History 3890: Mapping the Gay Guides

Clemson University, Spring 2022

Course Details

Spring 2022
Clemson University

3 credit hours.
Section 2: Meeting time to be determined on individual basis.
Location: Meets on Zoom

Instructor Info

Instructor: Dr. Amanda Regan
aeregan (at) clemson.edu

Pronouns: She/Her

Office Location: Hardin Hall 023

Office Hours: On Zoom. Mondays from 11am-12pm. Wednesdays 10-12pm and by appointment. Make an appointment for Office Hours here.

Course Overview

In this creative inquiry course students will work on Mapping the Gay Guides, a digital history project that seeks to digitize LGBTQ guidebooks from the 1960s through the 1990s. While on his frequent business trips around the United States in the late 1950s and early 1960s, Bob Damron wanted to find bars and other locales to meet other men like him. A gay man, Damron sought friends, companions, and safety at friendly businesses in the various cities he visited. He began jotting down the names of the spots he frequented, sometimes loaning out his notebooks to fellow gay friends to take with them on their own journeys. His prolific lists became the basis of gay travel guide he began publishing in 1964.

Named the Bob Damron Address Books, these travel guides became almost survival guides to gay and queer travelers across the United States. First published in an era when most states banned same-sex intimacy both in public and private spaces, these travel guides helped gays (and to a lesser extent lesbians) find bars, cocktail lounges, bookstores, restaurants, bathhouses, cinemas, and cruising grounds that catered to people like themselves. Much like the Green Books of the 1950s and 1960s, which African Americans used to find friendly businesses that would cater to black citizens in the era of Jim Crow apartheid, Damron’s guidebooks aided a generation of queer people in identifying sites of community, pleasure, and politics.

The MGG research team has begun turning the thousands of listings within the guides into usable, functioning data to allow researchers to make connections between historical queer communities. Mapping this data allows us to display the distribution of locations and explore the growth of the queer communities over time. In the U.S. South, for example, you can explore 154 queer spots across twelve state in 1965 to over a thousand locations in those same states by 1980. Damron’s use of letters and symbols to designate certain features of bars (the “B” for “blacks frequent,” for example) allows users to navigate through nuances in queer geography. Mapping the Gay Guides turns the incredible textual documents of gay travel guides into accessible visualizations, useful in exploring change in queer communities over time.
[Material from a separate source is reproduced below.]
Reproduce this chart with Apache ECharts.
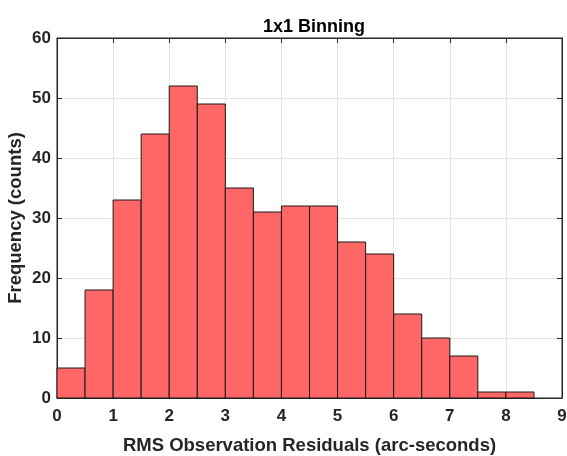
<!DOCTYPE html>
<html>
<head>
<meta charset="utf-8">
<script src="https://cdn.jsdelivr.net/npm/echarts@6/dist/echarts.min.js"></script>
<style>
  html, body { margin: 0; padding: 0; background: #fff; }
  #chart { width: 567px; height: 456px; }
</style>
</head>
<body>
<div id="chart"></div>
<script>
// Histogram bin edges (lower / upper) and counts per bin
const binStart = [0, 0.5, 1, 1.5, 2, 2.5, 3, 3.5, 4, 4.5, 5, 5.5, 6, 6.5, 7, 7.5, 8];
const binEnd   = [0.5, 1, 1.5, 2, 2.5, 3, 3.5, 4, 4.5, 5, 5.5, 6, 6.5, 7, 7.5, 8, 8.5];
const counts   = [5, 18, 33, 44, 52, 49, 35, 31, 32, 32, 26, 24, 14, 10, 7, 1, 1];

const xTicks = [0, 1, 2, 3, 4, 5, 6, 7, 8, 9];
const yTicks = [0, 10, 20, 30, 40, 50, 60];

const titleText = '1x1 Binning';
const xLabel = 'RMS Observation Residuals (arc-seconds)';
const yLabel = 'Frequency (counts)';

const FONT = '"Liberation Sans", Arial, sans-serif';
const AXIS_COLOR = '#262626';

const chart = echarts.init(document.getElementById('chart'));

const bins = binStart.map((s, i) => [s, binEnd[i], counts[i]]);

const tickCommon = { show: true, inside: true, length: 5, lineStyle: { color: AXIS_COLOR, width: 1 } };
const lineCommon = { show: true, onZero: false, lineStyle: { color: AXIS_COLOR, width: 1 } };
const labelCommon = { fontFamily: FONT, fontWeight: 'bold', fontSize: 17, color: AXIS_COLOR };
const nameStyle = { fontFamily: FONT, fontWeight: 'bold', fontSize: 18.5, color: AXIS_COLOR };

chart.setOption({
  animation: false,
  title: {
    text: titleText,
    left: 309, top: 13, textAlign: 'center',
    textStyle: { fontFamily: FONT, fontWeight: 'bold', fontSize: 18, color: '#000' }
  },
  grid: {
    left: 57, right: 5, top: 38, bottom: 58,
    outerBoundsMode: 'none', containLabel: false,
    show: true, borderColor: AXIS_COLOR, borderWidth: 1, backgroundColor: 'transparent'
  },
  xAxis: [{
    type: 'value', min: 0, max: 9, interval: 1,
    name: xLabel, nameLocation: 'middle', nameGap: 38,
    nameTextStyle: nameStyle,
    axisLine: lineCommon,
    axisTick: tickCommon,
    axisLabel: Object.assign({ margin: 10,
      formatter: v => xTicks.includes(v) ? String(v) : '' }, labelCommon),
    splitLine: { show: true, lineStyle: { color: '#e3e3e3', width: 1 } }
  }, {
    type: 'value', min: 0, max: 9, interval: 1, position: 'top',
    axisLine: lineCommon, axisTick: tickCommon,
    axisLabel: { show: false }, splitLine: { show: false }
  }],
  yAxis: [{
    type: 'value', min: 0, max: 60, interval: 10,
    name: yLabel, nameLocation: 'middle', nameGap: 32, nameRotate: 90,
    nameMoveOverlap: false,
    nameTextStyle: nameStyle,
    axisLine: lineCommon,
    axisTick: tickCommon,
    axisLabel: Object.assign({ margin: 6,
      formatter: v => yTicks.includes(v) ? String(v) : '' }, labelCommon),
    splitLine: { show: true, lineStyle: { color: '#e3e3e3', width: 1 } }
  }, {
    type: 'value', min: 0, max: 60, interval: 10, position: 'right',
    axisLine: lineCommon, axisTick: tickCommon,
    axisLabel: { show: false }, splitLine: { show: false }
  }],
  series: [{
    type: 'custom',
    xAxisIndex: 0, yAxisIndex: 0,
    encode: { x: [0, 1], y: 2 },
    data: bins,
    renderItem: function (params, api) {
      const p0 = api.coord([api.value(0), api.value(2)]);
      const p1 = api.coord([api.value(1), 0]);
      return {
        type: 'rect',
        shape: { x: p0[0], y: p0[1], width: p1[0] - p0[0], height: p1[1] - p0[1] },
        style: { fill: '#ff6666', stroke: '#1a1a1a', lineWidth: 1 }
      };
    }
  }]
});
</script>
</body>
</html>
In this class we will focus on international data. In the early years of the guides (1965-1980), many international locations were omitted or, if they were included, they were typically border countries like Mexico and Canada and those listings could be found in the US listings for the closest city. For example, listings from Tijuana would frequently be listed in San Diego which is the closest border city. As the guides grew and as the LBGTQ population increasingly became more visible during the Gay Rights Movement, the number of international locations listed in the guides grew. Our focus this semester is on digitizing this data and attempting to associate geographical coordinates with it so that it can be mapped.
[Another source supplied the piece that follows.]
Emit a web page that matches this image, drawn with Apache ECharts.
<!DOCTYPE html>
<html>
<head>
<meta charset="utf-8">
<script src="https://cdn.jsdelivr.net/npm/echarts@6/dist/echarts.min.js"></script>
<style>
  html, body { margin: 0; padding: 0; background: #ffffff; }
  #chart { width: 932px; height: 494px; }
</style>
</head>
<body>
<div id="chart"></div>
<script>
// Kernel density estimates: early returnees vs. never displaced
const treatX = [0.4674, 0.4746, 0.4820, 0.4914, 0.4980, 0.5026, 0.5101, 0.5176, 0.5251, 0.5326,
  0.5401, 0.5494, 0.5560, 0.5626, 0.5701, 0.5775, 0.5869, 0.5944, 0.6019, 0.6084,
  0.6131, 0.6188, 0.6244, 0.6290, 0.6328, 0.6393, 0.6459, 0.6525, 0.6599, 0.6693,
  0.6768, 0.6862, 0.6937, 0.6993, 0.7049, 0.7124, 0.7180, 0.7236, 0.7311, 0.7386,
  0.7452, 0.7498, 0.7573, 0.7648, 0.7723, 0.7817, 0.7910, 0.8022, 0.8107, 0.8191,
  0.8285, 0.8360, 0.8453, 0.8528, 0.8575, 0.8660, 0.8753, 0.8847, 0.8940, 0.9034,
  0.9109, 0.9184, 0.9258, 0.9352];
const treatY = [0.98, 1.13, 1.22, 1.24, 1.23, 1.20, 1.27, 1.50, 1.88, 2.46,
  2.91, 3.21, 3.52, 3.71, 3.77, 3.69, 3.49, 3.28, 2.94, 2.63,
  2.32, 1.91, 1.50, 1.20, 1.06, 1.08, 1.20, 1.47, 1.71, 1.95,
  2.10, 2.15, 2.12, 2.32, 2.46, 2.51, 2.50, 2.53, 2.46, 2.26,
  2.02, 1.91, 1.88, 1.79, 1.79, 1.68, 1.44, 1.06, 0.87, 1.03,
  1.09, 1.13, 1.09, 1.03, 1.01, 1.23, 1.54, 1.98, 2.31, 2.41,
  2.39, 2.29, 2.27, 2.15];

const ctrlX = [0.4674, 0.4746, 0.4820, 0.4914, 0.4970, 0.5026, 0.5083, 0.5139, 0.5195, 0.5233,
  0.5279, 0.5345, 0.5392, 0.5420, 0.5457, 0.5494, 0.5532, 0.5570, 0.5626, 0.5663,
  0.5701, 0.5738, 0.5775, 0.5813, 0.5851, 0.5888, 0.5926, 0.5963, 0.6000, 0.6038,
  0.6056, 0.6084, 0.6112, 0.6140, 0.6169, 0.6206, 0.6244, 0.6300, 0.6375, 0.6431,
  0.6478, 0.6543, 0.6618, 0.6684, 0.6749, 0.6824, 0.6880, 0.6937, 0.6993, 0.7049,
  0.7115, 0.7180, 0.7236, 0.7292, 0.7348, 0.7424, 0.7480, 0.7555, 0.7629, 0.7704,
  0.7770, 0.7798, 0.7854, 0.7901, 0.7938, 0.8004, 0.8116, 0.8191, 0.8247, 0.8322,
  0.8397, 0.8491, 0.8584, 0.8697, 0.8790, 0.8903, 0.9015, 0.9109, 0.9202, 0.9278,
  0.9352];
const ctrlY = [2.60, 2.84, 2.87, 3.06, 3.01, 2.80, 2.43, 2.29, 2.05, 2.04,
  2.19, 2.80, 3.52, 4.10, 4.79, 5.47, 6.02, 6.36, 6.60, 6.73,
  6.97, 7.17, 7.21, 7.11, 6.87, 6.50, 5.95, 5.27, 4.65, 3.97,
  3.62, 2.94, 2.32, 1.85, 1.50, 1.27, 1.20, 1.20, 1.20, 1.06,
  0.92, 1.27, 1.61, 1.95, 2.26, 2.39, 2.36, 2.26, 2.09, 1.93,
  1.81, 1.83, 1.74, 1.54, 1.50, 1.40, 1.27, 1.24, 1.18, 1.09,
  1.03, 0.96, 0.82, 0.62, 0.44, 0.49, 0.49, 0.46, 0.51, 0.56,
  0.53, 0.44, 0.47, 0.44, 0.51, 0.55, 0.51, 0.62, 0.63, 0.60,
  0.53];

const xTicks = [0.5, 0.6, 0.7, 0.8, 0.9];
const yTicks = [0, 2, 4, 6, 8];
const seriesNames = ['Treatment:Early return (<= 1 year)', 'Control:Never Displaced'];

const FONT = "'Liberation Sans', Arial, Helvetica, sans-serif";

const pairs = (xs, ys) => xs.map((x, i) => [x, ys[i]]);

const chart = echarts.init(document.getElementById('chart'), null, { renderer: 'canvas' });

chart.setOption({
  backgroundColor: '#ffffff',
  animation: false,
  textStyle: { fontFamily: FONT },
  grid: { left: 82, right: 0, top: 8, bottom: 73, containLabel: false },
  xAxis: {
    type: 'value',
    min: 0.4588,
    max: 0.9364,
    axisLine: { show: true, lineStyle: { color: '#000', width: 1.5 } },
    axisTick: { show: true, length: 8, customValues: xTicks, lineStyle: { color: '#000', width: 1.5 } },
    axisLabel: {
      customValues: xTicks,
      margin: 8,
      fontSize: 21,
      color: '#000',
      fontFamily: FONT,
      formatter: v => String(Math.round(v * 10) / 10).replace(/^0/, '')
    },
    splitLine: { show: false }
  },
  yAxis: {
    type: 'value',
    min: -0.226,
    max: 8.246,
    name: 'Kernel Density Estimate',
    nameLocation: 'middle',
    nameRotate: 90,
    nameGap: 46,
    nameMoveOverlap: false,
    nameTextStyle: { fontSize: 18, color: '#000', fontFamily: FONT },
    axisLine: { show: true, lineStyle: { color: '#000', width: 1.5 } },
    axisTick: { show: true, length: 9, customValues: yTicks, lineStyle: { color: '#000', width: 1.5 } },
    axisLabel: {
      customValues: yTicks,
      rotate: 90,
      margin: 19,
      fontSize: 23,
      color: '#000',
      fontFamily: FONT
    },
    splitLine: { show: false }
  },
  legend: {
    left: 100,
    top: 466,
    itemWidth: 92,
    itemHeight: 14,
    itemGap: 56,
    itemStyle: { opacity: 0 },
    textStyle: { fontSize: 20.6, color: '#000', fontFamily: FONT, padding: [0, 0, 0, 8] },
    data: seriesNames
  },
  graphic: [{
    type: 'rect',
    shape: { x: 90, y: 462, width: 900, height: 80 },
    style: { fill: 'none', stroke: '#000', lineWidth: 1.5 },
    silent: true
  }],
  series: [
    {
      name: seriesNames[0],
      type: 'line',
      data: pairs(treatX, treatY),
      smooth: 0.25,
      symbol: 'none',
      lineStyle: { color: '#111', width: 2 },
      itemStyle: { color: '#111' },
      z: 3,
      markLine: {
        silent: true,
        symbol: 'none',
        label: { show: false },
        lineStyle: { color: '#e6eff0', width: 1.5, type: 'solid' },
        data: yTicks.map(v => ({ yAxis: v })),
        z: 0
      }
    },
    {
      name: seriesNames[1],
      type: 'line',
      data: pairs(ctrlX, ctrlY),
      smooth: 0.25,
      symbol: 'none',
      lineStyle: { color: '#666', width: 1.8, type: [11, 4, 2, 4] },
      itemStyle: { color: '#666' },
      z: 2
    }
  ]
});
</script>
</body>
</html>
Students will be introduced to the fundamentals of digital history and will learn how to create and curate a historical dataset. They will learn to collect data in an organized and tidy manner and will learnt to use database software to manage, filter, and sort through data. Finally, they will learn to geocode historical data (the process of assigning longitude and latitude coordinates to descriptions of locations) and map it.

Student Learning Outcomes

By the end of the course students should be able to:

  • Evaluate the ways historians are currently using computer and database resources for research and presentation
  • Be able to create a basic geographic dataset with longitude and latitude
  • Make a map using a historic dataset
  • Write a blog post detailing this process for a digital history blog

Assignments & Grades

  • Data Entry: Over the course of the semester you will complete data entry for international listings from 1965-2000. (60%)
  • Geocoding, location research, and map: After you have digitized the data, you will learn and work to identify geographical coordinates for each location. Once you have added geographical coordinates, you will make a map that you can use in writing your reflection. (20%)
  • End of the Semester Reflection: At the end of the semester, you’ll write a short reflection about your time on the project that describes what you learned about doing digital history. (10%)
  • Participation in Course Meetings (10%)

Grading System

Final grades will follow Clemson’s percentage-based grading scale.

  • A: 90-100%
  • B: 80-90%
  • C: 70-79%
  • D: 60-69%
  • F: 0-59%

Course Policies

Please note that this syllabus may be updated online as necessary. The online version of this syllabus is the only authoritative version.

  • Required Readings: There are no required textbooks for this course. All readings will be available for free online and they will be outlined in canvas.


Because our course is project driven, there is no week by week schedule. At our first meeting we will discuss the trajectory of the course and I will provide a project history, overview of the methodology, and train students on how to use database software. While you are digitizing the data we will have check-in meetings via zoom every two weeks at a mutually agreed upon time. Once data digitization is complete, we will meet to discuss the data and learn how to geocode and map it. The final blog post along with your data and map are due May 2nd.